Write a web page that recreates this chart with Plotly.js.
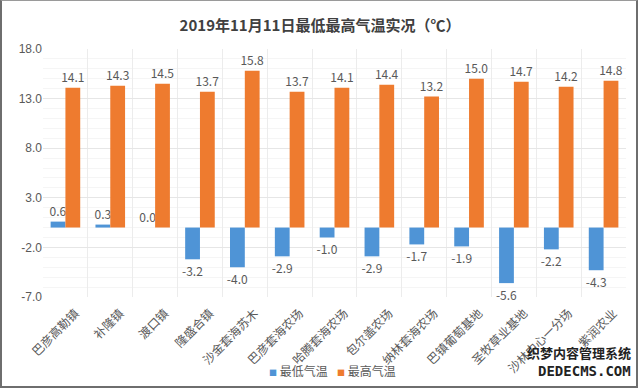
<!DOCTYPE html>
<html>
<head>
<meta charset="utf-8">
<script src="https://cdn.plot.ly/plotly-3.0.1.min.js"></script>
<style>
html,body{margin:0;padding:0;background:#fff;}
#wrap{position:relative;width:640px;height:390px;}
#chart{width:640px;height:390px;}
#frame{position:absolute;left:0;top:0;width:638px;height:388px;box-sizing:border-box;border:2px solid #6e6e6e;border-top:1px solid #9a9a9a;pointer-events:none;}
</style>
</head>
<body>
<div id="wrap"><div id="chart"></div><div id="frame"></div></div>
<script>
const categories = ['巴彦高勒镇','补隆镇','渡口镇','隆盛合镇','沙金套海苏木','巴彦套海农场','哈腾套海农场','包尔盖农场','纳林套海农场','巴镇葡萄基地','圣牧草业基地','沙林中心一分场','紫润农业'];
const minTemp = [0.6, 0.3, 0.0, -3.2, -4.0, -2.9, -1.0, -2.9, -1.7, -1.9, -5.6, -2.2, -4.3];
const maxTemp = [14.1, 14.3, 14.5, 13.7, 15.8, 13.7, 14.1, 14.4, 13.2, 15.0, 14.7, 14.2, 14.8];
const seriesNames = ['最低气温','最高气温'];
const yTicks = [-7, -2, 3, 8, 13, 18];

const colors = ['#4f94d6', '#ee7b2f'];
const cjk = '"Noto Sans CJK SC", "Noto Sans", sans-serif';
const labelFont = {family: cjk, size: 12, color: '#595959'};

const traces = [
  {type:'bar', name: seriesNames[0], x: categories, y: minTemp,
   marker:{color:colors[0]}, text: minTemp.map(v=>v.toFixed(1)),
   textposition:'outside', constraintext:'none', textfont: labelFont, cliponaxis:false},
  {type:'bar', name: seriesNames[1], x: categories, y: maxTemp,
   marker:{color:colors[1]}, text: maxTemp.map(v=>v.toFixed(1)),
   textposition:'outside', constraintext:'none', textfont: labelFont, cliponaxis:false}
];

const legendAnn = seriesNames.map((n, i) => ({
  xref:'paper', yref:'paper', x: [0.385, 0.5][i], y: -0.298, xanchor:'left', yanchor:'middle',
  showarrow:false,
  text:'<span style="color:' + colors[i] + ';font-size:8px">■</span> ' + n,
  font:{family: cjk, size:12, color:'#595959'}
}));

const layout = {
  width: 640, height: 390,
  margin: {l:43, r:14, t:49, b:93, autoexpand:false},
  paper_bgcolor:'#fff', plot_bgcolor:'#fff',
  title: {text:'2019年11月11日最低最高气温实况（℃）', x:0.5, xanchor:'center', y:0.935, yanchor:'middle',
          font:{family: cjk, size:15, color:'#404040', weight:'bold'}},
  barmode:'group', bargap:0.34, bargroupgap:0,
  showlegend:false,
  xaxis:{type:'category', tickson:'boundaries', showgrid:true, gridcolor:'#ececec',
         tickangle:-45, tickfont:{family: cjk, size:12, color:'#595959'},
         ticklabelshift:10, ticklabelstandoff:6,
         showline:false, ticks:'', zeroline:false, automargin:false},
  yaxis:{range:[-7,18], tickmode:'array', tickvals: yTicks, ticktext: yTicks.map(v=>v.toFixed(1)),
         showgrid:true, gridcolor:'#e6e6e6', zeroline:false, showline:false, ticks:'',
         tickfont:{family:'"Liberation Sans", Arial, sans-serif', size:12, color:'#595959'},
         minor:{dtick:1, tick0:-7, showgrid:true, gridcolor:'#f5f5f5'}, automargin:false},
  annotations: legendAnn.concat([
    {xref:'paper', yref:'paper', x:1.012, y:-0.222, xanchor:'right', yanchor:'middle', showarrow:false,
     text:'<b>织梦内容管理系统</b>', font:{family: cjk, size:13, color:'#222'}},
    {xref:'paper', yref:'paper', x:1.012, y:-0.298, xanchor:'right', yanchor:'middle', showarrow:false,
     text:'<b>DEDECMS.COM</b>', font:{family:'"DejaVu Sans Mono", monospace', size:14, color:'#222'}}
  ])
};

Plotly.newPlot('chart', traces, layout, {displayModeBar:false, staticPlot:true});
</script>
</body>
</html>
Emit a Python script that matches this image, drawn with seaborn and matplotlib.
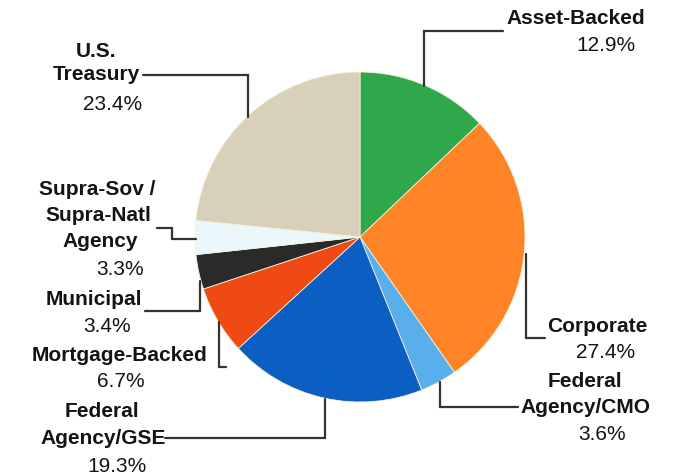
import matplotlib
matplotlib.use("Agg")
import matplotlib.pyplot as plt
import seaborn as sns

# Portfolio composition by sector (percent of holdings), clockwise from 12 o'clock
sectors = [
    "Asset-Backed",
    "Corporate",
    "Federal Agency/CMO",
    "Federal Agency/GSE",
    "Mortgage-Backed",
    "Municipal",
    "Supra-Sov / Supra-Natl Agency",
    "U.S. Treasury",
]
shares = [12.9, 27.4, 3.6, 19.3, 6.7, 3.4, 3.3, 23.4]
name_lines = [
    ["Asset-Backed"],
    ["Corporate"],
    ["Federal", "Agency/CMO"],
    ["Federal", "Agency/GSE"],
    ["Mortgage-Backed"],
    ["Municipal"],
    ["Supra-Sov /", "Supra-Natl", "Agency"],
    ["U.S.", "Treasury"],
]
colors = ["#2ea84b", "#ff8427", "#5aaeec", "#0c5fc2", "#ef4a14",
          "#2a2a2a", "#eaf8fc", "#d9d0b9"]

sns.set_theme(style="white")
plt.rcParams["font.family"] = ["Liberation Sans", "DejaVu Sans"]

W, H = 675, 477
fig = plt.figure(figsize=(W / 100, H / 100), dpi=100)
ax = fig.add_axes([0, 0, 1, 1])

# Pixel-style coordinates: y grows downward, so wedges run clockwise on screen
center = (360, 238)
radius = 165
ax.pie(shares, colors=colors, startangle=-90, counterclock=True,
       center=center, radius=radius,
       wedgeprops=dict(edgecolor="#f6f1da", linewidth=0.6))
ax.set_xlim(0, W)
ax.set_ylim(H, 0)
ax.set_aspect("equal", adjustable="box")
ax.axis("off")

# Label layout: baseline positions for each name line and for the percentage
layout = {
    "Asset-Backed": dict(names=[(576, 24)], pct=(606, 51),
                         leader=[(424, 87), (424, 32), (503, 32)]),
    "Corporate": dict(names=[(597, 332)], pct=(606, 358),
                      leader=[(526, 255), (526, 339), (545, 339)]),
    "Federal Agency/CMO": dict(names=[(585, 387), (585, 413)], pct=(602, 440),
                               leader=[(440, 383), (440, 408), (518, 408)]),
    "Federal Agency/GSE": dict(names=[(102, 417), (103, 444)], pct=(117, 472),
                               leader=[(165, 439), (325, 439), (325, 400)]),
    "Mortgage-Backed": dict(names=[(119, 361)], pct=(121, 387),
                            leader=[(219, 323), (219, 368), (226, 368)]),
    "Municipal": dict(names=[(94, 305)], pct=(107, 332),
                      leader=[(145, 312), (200, 312), (200, 282)]),
    "Supra-Sov / Supra-Natl Agency": dict(
        names=[(97, 195), (98, 221), (100, 247)], pct=(120, 275),
        leader=[(157, 229), (172, 229), (172, 240), (196, 240)]),
    "U.S. Treasury": dict(names=[(96, 57), (96, 80)], pct=(113, 110),
                          leader=[(143, 76), (248, 76), (248, 118)]),
}

text_color = "#141414"
for sector, value, lines in zip(sectors, shares, name_lines):
    spec = layout[sector]
    xs, ys = zip(*spec["leader"])
    ax.plot(xs, ys, color="#333333", lw=1.6, solid_joinstyle="miter", zorder=3)
    for (x, y), line in zip(spec["names"], lines):
        ax.text(x, y, line, ha="center", va="baseline", fontsize=15,
                fontweight="bold", color=text_color, zorder=4)
    px, py = spec["pct"]
    ax.text(px, py, f"{value:.1f}%", ha="center", va="baseline",
            fontsize=15, color=text_color, zorder=4)

fig.savefig("out.png", dpi=100, facecolor="white")
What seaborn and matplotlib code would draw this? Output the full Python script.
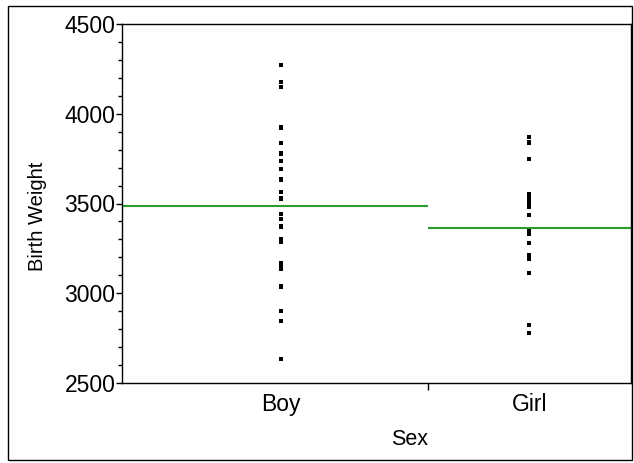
import numpy as np
import pandas as pd
import matplotlib
matplotlib.use("Agg")
import matplotlib.pyplot as plt
from matplotlib.patches import Rectangle
from matplotlib.ticker import MultipleLocator
import seaborn as sns

# ---- data ----
categories = ["Boy", "Girl"]
boy_weights = [4271, 4175, 4150, 3923, 3839, 3779, 3736, 3690, 3634, 3563, 3528,
               3440, 3415, 3372, 3300, 3285, 3170, 3154, 3137, 3038, 2902, 2846, 2634]
girl_weights = [3870, 3840, 3746, 3550, 3528, 3506, 3483, 3435, 3350, 3330, 3280,
                3215, 3193, 3113, 2824, 2779]
group_means = [3485, 3363]
y_ticks = [2500, 3000, 3500, 4000, 4500]

df = pd.DataFrame({
    "Sex": ["Boy"] * len(boy_weights) + ["Girl"] * len(girl_weights),
    "Birth Weight": boy_weights + girl_weights,
})

# layout (positions along a 0..1 x axis)
cat_pos = {"Boy": 0.312, "Girl": 0.80}
divider = 0.601
spans = {"Boy": (0.0, divider), "Girl": (divider, 1.0)}
df["xpos"] = df["Sex"].map(cat_pos)

sns.set_style("white")
plt.rcParams["font.family"] = ["Liberation Sans", "DejaVu Sans"]
plt.rcParams["text.color"] = "black"
plt.rcParams["axes.labelcolor"] = "black"
plt.rcParams["xtick.color"] = "black"
plt.rcParams["ytick.color"] = "black"

W, H = 634, 463
fig = plt.figure(figsize=(W / 100, H / 100), dpi=100)
ax = fig.add_axes([122 / W, 1 - 383 / H, (631 - 122) / W, (383 - 24) / H])

sns.scatterplot(data=df, x="xpos", y="Birth Weight", ax=ax, marker="s",
                s=9, color="black", edgecolor="none", linewidth=0, legend=False)

for cat, m in zip(categories, group_means):
    x0, x1 = spans[cat]
    ax.plot([x0, x1], [m, m], color="#2a9d2a", lw=1.5, solid_capstyle="butt")

ax.set_xlim(0, 1)
ax.set_ylim(2500, 4500)
ax.set_yticks(y_ticks)
ax.yaxis.set_minor_locator(MultipleLocator(100))
ax.set_xticks([cat_pos[c] for c in categories])
ax.set_xticklabels(categories)
ax.set_xticks([divider], minor=True)

ax.tick_params(axis="y", which="major", direction="out", length=4.3, width=1,
               labelsize=16.5, pad=0.5, left=True, labelcolor="black")
ax.tick_params(axis="y", which="minor", direction="out", length=3, width=1,
               left=True)
ax.tick_params(axis="x", which="major", length=0, labelsize=16.5, pad=7,
               labelcolor="black")
ax.tick_params(axis="x", which="minor", direction="out", length=5, width=1,
               bottom=True)

ax.set_xlabel("Sex", fontsize=15.5)
ax.set_ylabel("Birth Weight", fontsize=14.5)
ax.xaxis.set_label_coords(0.564, (383 - 429) / 359)
ax.yaxis.set_label_coords((47 - 122) / 509, (383 - 216) / 359)

for s in ax.spines.values():
    s.set_visible(True)
    s.set_color("black")
    s.set_linewidth(1)

fig.patches.append(Rectangle((8 / W, 3 / H), (632 - 8) / W, (457 - 3) / H,
                             transform=fig.transFigure, fill=False,
                             edgecolor="black", linewidth=1))

fig.savefig("out.png", dpi=100)
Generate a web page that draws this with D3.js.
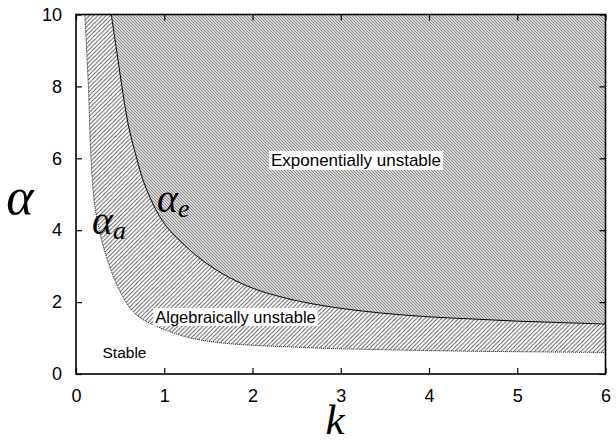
<!DOCTYPE html>
<html>
<head>
<meta charset="utf-8">
<script src="https://cdn.jsdelivr.net/npm/d3@7"></script>
<style>
body{margin:0;background:#fff;}
</style>
</head>
<body>
<svg id="display" width="616" height="441"></svg>
<script>
// k values and the two stability boundaries
const k_e=[0.40,0.46,0.52,0.59,0.69,0.76,0.84,0.93,1.03,1.18,1.37,1.55,1.74,1.93,2.1,2.27,2.5,2.88,3.44,4.0,4.5,5.0,5.5,6.0];
const alpha_e=[10,9.0,8.0,6.96,5.98,5.39,4.9,4.46,4.09,3.70,3.28,2.96,2.68,2.46,2.30,2.18,2.04,1.87,1.70,1.59,1.53,1.47,1.43,1.39];
const k_a=[0.10,0.14,0.17,0.215,0.31,0.44,0.53,0.63,0.73,0.84,1.06,1.3,1.63,2.0,2.46,2.88,3.22,4.0,5.0,6.0];
const alpha_a=[10,8.0,6.0,4.65,3.54,2.61,2.15,1.78,1.56,1.41,1.18,1.0,0.87,0.80,0.75,0.71,0.69,0.65,0.62,0.60];
const x_ticks=[0,1,2,3,4,5,6];
const y_ticks=[0,2,4,6,8,10];

const display=d3.select("#display");
const x=d3.scaleLinear().domain([0,6]).range([76,605.5]);
const y=d3.scaleLinear().domain([0,10]).range([374,14.5]);

// hatch patterns
const defs=display.append("defs");
const p_alg=defs.append("pattern")
    .attr("id","hatch_alg")
    .attr("patternUnits","userSpaceOnUse")
    .attr("width",4.2)
    .attr("height",4.2);
p_alg.append("path")
    .attr("d","M-1,1 l2,-2 M0,4.2 l4.2,-4.2 M3.2,5.2 l2,-2")
    .attr("stroke","#555")
    .attr("stroke-width",0.9);
const p_exp=defs.append("pattern")
    .attr("id","hatch_exp")
    .attr("patternUnits","userSpaceOnUse")
    .attr("width",3)
    .attr("height",3);
p_exp.append("rect").attr("width",3).attr("height",3).attr("fill","#d6d6d6");
p_exp.append("path")
    .attr("d","M-1,2 l2,2 M0,0 l3,3 M2,-1 l2,2")
    .attr("stroke","#808080")
    .attr("stroke-width",0.9);

defs.append("clipPath").attr("id","plot_clip")
    .append("rect")
    .attr("x",x(0)).attr("y",y(10))
    .attr("width",x(6)-x(0)).attr("height",y(0)-y(10));

const plot=display.append("g").attr("clip-path","url(#plot_clip)");

const data_a=k_a.map((k,i)=>({k:k,a:alpha_a[i]}));
const data_e=k_e.map((k,i)=>({k:k,a:alpha_e[i]}));

const smooth=d3.curveCatmullRom.alpha(0.5);
const area=d3.area()
    .x(d=>x(d.k))
    .y0(y(10))
    .y1(d=>y(d.a))
    .curve(smooth);
const line=d3.line()
    .x(d=>x(d.k))
    .y(d=>y(d.a))
    .curve(smooth);

// algebraically unstable region
plot.append("path")
    .attr("d",area(data_a))
    .attr("fill","url(#hatch_alg)");
// exponentially unstable region
plot.append("path")
    .attr("d",area(data_e))
    .attr("fill","#fff");
plot.append("path")
    .attr("d",area(data_e))
    .attr("fill","url(#hatch_exp)");

// boundaries
plot.append("path")
    .attr("d",line(data_a))
    .attr("fill","none")
    .attr("stroke","#000")
    .attr("stroke-width",0.9)
    .attr("stroke-dasharray","1,1");
plot.append("path")
    .attr("d",line(data_e))
    .attr("fill","none")
    .attr("stroke","#000")
    .attr("stroke-width",1);

// axes
const tick_font="'Liberation Sans',Arial,sans-serif";
const axis_bottom=display.append("g")
    .attr("transform","translate(0,"+y(0)+")")
    .call(d3.axisBottom(x).tickValues(x_ticks).tickSize(-6).tickPadding(15).tickFormat(d3.format("d")));
const axis_left=display.append("g")
    .attr("transform","translate("+x(0)+",0)")
    .call(d3.axisLeft(y).tickValues(y_ticks).tickSize(-6).tickPadding(14).tickFormat(d3.format("d")));
const axis_top=display.append("g")
    .attr("transform","translate(0,"+y(10)+")")
    .call(d3.axisTop(x).tickValues(x_ticks).tickSize(-6).tickFormat(""));
const axis_right=display.append("g")
    .attr("transform","translate("+x(6)+",0)")
    .call(d3.axisRight(y).tickValues(y_ticks).tickSize(-6).tickFormat(""));
for (const g of [axis_bottom,axis_left,axis_top,axis_right]){
    g.select(".domain").remove();
    g.selectAll("line").attr("stroke","#000").attr("stroke-width",1.2);
    g.selectAll("text").style("font-family",tick_font).style("font-size","18px").attr("fill","#000");
}
display.append("rect")
    .attr("x",x(0)).attr("y",y(10))
    .attr("width",x(6)-x(0)).attr("height",y(0)-y(10))
    .attr("fill","none")
    .attr("stroke","#000")
    .attr("stroke-width",1.6);

// region labels on white boxes
function boxed_label(txt,cx,cy,size){
    const box=display.append("rect").attr("fill","#fff");
    const t=display.append("text")
        .attr("x",cx).attr("y",cy)
        .style("font-family",tick_font)
        .style("font-size",size+"px")
        .attr("text-anchor","middle")
        .text(txt);
    const b=t.node().getBBox();
    box.attr("x",b.x-2).attr("y",b.y)
        .attr("width",b.width+4).attr("height",b.height);
}
boxed_label("Exponentially unstable",356,166,17);
boxed_label("Algebraically unstable",235.5,323,16.5);
display.append("text")
    .attr("x",124.5).attr("y",358)
    .style("font-family",tick_font)
    .style("font-size","15.5px")
    .attr("text-anchor","middle")
    .text("Stable");

// math labels
const math_font="'Liberation Serif','DejaVu Serif',serif";
display.append("text")
    .attr("x",20).attr("y",214)
    .attr("text-anchor","middle")
    .style("font-family",math_font)
    .style("font-style","italic")
    .style("font-size","52px")
    .text("α");
display.append("text")
    .attr("x",335).attr("y",434)
    .attr("text-anchor","middle")
    .style("font-family",math_font)
    .style("font-style","italic")
    .style("font-size","43px")
    .text("k");
function curve_label(xp,yp,sub){
    const t=display.append("text")
        .attr("x",xp).attr("y",yp)
        .style("font-family",math_font)
        .style("font-style","italic")
        .style("font-size","40px");
    t.append("tspan").text("α");
    t.append("tspan").attr("dy",5).style("font-size","26px").text(sub);
}
curve_label(92,234,"a");
curve_label(157,212,"e");
</script>
</body>
</html>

· · ·

What you should do: Copy every line of the listing that includes the string "seaborn".

Response to the task:
Emit a Python script that matches this image, drawn with seaborn and matplotlib.
import seaborn as sns
What seaborn and matplotlib code would draw this? Output the full Python script.
import seaborn as sns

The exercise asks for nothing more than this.